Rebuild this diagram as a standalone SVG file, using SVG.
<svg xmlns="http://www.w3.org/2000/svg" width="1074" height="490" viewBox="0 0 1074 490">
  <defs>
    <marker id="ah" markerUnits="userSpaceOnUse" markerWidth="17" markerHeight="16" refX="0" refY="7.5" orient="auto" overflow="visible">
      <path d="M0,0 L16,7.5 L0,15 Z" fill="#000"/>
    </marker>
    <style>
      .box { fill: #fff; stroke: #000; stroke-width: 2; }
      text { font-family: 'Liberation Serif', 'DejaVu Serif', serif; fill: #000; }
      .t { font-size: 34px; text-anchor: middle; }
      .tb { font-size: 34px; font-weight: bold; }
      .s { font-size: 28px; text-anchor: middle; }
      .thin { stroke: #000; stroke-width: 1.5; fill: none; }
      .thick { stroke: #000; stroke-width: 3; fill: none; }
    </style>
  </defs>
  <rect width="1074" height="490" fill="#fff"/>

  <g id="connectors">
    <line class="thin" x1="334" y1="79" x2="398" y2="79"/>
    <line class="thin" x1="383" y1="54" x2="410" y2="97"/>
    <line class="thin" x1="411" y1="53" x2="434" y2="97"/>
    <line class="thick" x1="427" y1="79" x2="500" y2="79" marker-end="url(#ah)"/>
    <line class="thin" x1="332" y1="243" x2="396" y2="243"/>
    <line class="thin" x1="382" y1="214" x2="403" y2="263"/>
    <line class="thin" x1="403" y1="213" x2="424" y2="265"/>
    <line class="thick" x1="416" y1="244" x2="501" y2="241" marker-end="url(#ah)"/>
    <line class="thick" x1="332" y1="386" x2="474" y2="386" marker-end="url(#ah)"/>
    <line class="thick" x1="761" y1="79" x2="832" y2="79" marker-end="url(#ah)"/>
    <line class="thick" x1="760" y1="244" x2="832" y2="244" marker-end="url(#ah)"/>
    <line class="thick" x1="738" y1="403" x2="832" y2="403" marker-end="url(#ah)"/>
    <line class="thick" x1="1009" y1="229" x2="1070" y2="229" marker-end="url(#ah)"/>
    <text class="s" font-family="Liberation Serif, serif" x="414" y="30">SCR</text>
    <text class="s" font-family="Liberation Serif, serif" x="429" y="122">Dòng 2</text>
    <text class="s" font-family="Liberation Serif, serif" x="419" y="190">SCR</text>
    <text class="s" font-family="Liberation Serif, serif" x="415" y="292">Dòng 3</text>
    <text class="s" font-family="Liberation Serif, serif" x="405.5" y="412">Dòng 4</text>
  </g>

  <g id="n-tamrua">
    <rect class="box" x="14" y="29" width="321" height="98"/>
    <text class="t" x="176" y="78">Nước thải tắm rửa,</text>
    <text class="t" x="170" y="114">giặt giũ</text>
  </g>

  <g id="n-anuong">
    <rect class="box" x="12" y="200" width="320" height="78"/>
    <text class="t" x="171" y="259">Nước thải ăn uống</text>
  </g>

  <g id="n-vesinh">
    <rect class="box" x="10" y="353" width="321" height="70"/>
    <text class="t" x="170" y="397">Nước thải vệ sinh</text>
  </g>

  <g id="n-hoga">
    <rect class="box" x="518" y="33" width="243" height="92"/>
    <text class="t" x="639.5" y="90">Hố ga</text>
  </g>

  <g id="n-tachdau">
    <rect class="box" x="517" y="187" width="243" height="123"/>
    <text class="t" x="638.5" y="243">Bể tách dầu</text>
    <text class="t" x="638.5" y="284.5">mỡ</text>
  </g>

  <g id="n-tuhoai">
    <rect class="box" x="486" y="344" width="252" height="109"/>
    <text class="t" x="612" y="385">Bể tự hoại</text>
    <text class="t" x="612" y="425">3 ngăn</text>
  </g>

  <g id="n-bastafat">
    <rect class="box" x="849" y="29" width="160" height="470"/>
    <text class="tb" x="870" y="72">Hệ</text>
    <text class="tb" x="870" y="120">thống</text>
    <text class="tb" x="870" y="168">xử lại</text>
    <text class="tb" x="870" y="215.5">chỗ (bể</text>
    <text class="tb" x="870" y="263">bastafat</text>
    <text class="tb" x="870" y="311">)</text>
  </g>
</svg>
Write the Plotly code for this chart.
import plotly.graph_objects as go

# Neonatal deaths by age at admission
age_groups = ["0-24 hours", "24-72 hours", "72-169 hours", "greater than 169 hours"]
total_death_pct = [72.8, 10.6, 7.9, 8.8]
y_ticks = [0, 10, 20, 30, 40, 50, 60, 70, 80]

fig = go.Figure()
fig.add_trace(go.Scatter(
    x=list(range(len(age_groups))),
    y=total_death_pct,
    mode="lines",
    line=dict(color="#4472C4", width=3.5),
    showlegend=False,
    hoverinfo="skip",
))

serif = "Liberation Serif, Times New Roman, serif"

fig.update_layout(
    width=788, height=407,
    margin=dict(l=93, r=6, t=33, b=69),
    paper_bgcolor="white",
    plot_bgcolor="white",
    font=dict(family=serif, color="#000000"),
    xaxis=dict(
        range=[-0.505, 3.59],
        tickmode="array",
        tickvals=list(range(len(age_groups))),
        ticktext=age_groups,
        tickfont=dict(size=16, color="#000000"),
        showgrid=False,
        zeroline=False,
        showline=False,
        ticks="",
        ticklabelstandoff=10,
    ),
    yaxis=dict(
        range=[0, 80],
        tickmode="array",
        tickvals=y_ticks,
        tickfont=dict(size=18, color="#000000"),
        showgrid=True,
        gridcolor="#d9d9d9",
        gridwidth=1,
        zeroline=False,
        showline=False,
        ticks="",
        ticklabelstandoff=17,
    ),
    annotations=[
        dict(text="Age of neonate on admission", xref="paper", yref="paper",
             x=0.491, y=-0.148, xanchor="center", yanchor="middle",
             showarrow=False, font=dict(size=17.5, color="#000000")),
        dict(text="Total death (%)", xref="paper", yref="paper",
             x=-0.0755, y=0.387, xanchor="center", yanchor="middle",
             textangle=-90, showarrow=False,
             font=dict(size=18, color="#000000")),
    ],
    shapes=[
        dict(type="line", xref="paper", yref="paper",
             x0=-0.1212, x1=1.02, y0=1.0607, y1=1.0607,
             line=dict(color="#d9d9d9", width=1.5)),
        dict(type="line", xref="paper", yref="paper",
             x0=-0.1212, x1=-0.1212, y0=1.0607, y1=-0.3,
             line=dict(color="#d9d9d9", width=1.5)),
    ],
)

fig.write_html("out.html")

Given exercise: In the data above, find the line that contains "Write the Plotly code for this chart." and the line that contains "y_ticks = [0, 10, 20, 30, 40, 50, 60, 70, 80]". Repeat exactly those lines and every line between them, and only those.

Reply:
Write the Plotly code for this chart.
import plotly.graph_objects as go

# Neonatal deaths by age at admission
age_groups = ["0-24 hours", "24-72 hours", "72-169 hours", "greater than 169 hours"]
total_death_pct = [72.8, 10.6, 7.9, 8.8]
y_ticks = [0, 10, 20, 30, 40, 50, 60, 70, 80]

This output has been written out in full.